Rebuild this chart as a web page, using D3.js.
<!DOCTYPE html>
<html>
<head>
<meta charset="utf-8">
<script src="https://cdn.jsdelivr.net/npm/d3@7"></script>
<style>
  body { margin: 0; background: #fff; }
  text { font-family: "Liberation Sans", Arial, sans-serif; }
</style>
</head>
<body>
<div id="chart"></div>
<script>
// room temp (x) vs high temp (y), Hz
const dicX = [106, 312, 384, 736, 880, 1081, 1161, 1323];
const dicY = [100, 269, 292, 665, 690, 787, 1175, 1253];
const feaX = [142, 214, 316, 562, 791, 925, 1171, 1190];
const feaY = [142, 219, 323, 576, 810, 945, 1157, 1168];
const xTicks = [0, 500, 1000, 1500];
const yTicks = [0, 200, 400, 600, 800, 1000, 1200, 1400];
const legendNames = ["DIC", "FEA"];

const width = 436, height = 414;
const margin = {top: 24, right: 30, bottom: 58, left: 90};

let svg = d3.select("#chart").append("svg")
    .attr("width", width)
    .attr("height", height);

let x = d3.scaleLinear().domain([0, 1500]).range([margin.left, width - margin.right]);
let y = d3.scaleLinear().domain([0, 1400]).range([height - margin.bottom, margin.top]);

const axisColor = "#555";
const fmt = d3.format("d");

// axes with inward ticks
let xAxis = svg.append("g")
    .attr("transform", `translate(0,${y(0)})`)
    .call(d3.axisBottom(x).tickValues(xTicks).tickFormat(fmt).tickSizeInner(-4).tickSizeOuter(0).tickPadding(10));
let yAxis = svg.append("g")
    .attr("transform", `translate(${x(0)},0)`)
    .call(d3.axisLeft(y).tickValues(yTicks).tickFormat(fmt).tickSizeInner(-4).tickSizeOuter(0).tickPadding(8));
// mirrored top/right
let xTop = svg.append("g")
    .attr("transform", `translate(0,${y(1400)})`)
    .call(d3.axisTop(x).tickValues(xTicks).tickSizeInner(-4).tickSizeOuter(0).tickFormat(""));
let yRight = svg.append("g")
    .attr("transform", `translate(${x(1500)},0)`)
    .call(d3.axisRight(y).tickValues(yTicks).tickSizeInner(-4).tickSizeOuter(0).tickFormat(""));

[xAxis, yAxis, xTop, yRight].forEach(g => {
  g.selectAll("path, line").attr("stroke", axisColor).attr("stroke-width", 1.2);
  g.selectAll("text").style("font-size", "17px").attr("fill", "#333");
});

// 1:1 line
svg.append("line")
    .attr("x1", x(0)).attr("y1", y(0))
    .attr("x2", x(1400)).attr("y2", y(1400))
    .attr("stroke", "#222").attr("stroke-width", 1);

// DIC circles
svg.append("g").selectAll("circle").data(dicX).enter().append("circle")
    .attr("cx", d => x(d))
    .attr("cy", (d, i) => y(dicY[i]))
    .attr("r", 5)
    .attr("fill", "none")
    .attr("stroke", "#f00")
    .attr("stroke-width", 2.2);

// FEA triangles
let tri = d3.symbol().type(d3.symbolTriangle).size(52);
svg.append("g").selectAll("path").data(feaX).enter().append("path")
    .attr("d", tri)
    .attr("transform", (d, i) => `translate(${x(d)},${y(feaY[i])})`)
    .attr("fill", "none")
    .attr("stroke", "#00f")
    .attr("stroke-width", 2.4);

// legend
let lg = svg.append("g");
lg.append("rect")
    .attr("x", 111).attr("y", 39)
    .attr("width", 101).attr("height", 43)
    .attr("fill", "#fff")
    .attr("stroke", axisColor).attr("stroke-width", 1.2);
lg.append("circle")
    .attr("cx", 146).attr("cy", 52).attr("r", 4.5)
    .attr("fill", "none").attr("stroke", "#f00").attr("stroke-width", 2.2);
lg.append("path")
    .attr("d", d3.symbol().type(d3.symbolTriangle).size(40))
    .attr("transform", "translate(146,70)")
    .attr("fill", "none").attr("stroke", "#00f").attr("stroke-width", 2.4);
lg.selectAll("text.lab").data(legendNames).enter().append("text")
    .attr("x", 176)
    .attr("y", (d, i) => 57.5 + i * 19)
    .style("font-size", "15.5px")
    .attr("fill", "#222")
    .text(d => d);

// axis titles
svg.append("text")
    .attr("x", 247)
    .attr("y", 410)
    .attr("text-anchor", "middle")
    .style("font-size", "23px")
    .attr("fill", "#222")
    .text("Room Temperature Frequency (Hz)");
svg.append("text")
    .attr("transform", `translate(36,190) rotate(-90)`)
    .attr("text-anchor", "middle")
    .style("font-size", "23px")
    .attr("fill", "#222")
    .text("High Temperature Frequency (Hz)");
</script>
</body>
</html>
○ ○ ○ ○
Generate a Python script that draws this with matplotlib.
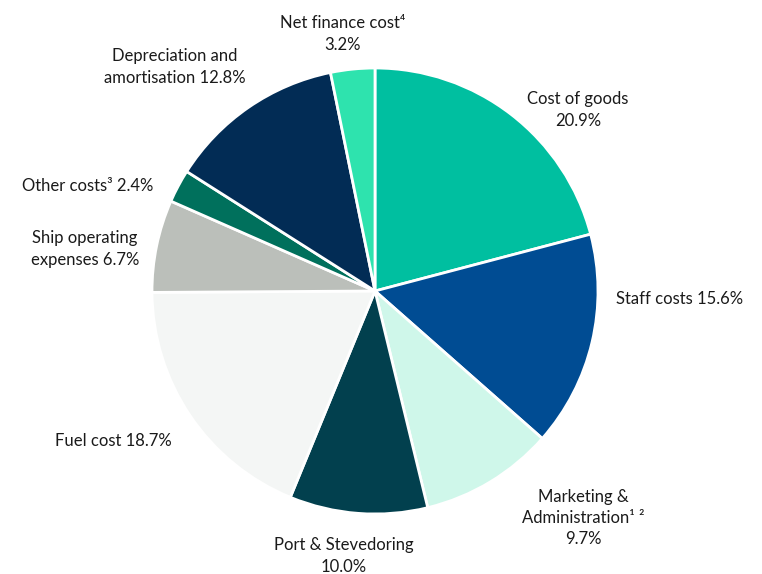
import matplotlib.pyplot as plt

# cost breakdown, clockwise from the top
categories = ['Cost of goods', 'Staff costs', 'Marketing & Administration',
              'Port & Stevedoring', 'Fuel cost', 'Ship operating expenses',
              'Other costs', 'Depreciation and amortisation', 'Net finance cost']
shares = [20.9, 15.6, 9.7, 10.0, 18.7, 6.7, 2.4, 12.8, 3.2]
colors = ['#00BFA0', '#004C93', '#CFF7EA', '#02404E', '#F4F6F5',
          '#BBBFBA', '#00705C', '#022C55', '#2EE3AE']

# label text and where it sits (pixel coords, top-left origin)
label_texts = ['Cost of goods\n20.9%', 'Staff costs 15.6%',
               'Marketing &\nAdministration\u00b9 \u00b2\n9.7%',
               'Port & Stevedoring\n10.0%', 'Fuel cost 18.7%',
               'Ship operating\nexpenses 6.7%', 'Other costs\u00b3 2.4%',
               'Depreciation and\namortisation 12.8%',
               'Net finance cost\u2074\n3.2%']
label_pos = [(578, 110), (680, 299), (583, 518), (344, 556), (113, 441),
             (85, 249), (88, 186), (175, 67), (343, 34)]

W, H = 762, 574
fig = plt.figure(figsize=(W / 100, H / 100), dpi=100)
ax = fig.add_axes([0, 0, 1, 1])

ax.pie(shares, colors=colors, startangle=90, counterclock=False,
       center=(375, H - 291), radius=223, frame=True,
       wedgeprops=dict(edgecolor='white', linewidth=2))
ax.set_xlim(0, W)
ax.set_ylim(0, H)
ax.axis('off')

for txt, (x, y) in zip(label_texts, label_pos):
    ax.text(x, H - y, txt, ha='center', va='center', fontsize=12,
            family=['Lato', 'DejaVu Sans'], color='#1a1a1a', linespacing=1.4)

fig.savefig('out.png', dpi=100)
○ ○ ○ ○
Your first line is the one with "Generate a Python", and your last is the one with "import matplotlib.pyplot as plt". Copy those and every line between them exactly, without any pictures.

Generate a Python script that draws this with matplotlib.
import matplotlib.pyplot as plt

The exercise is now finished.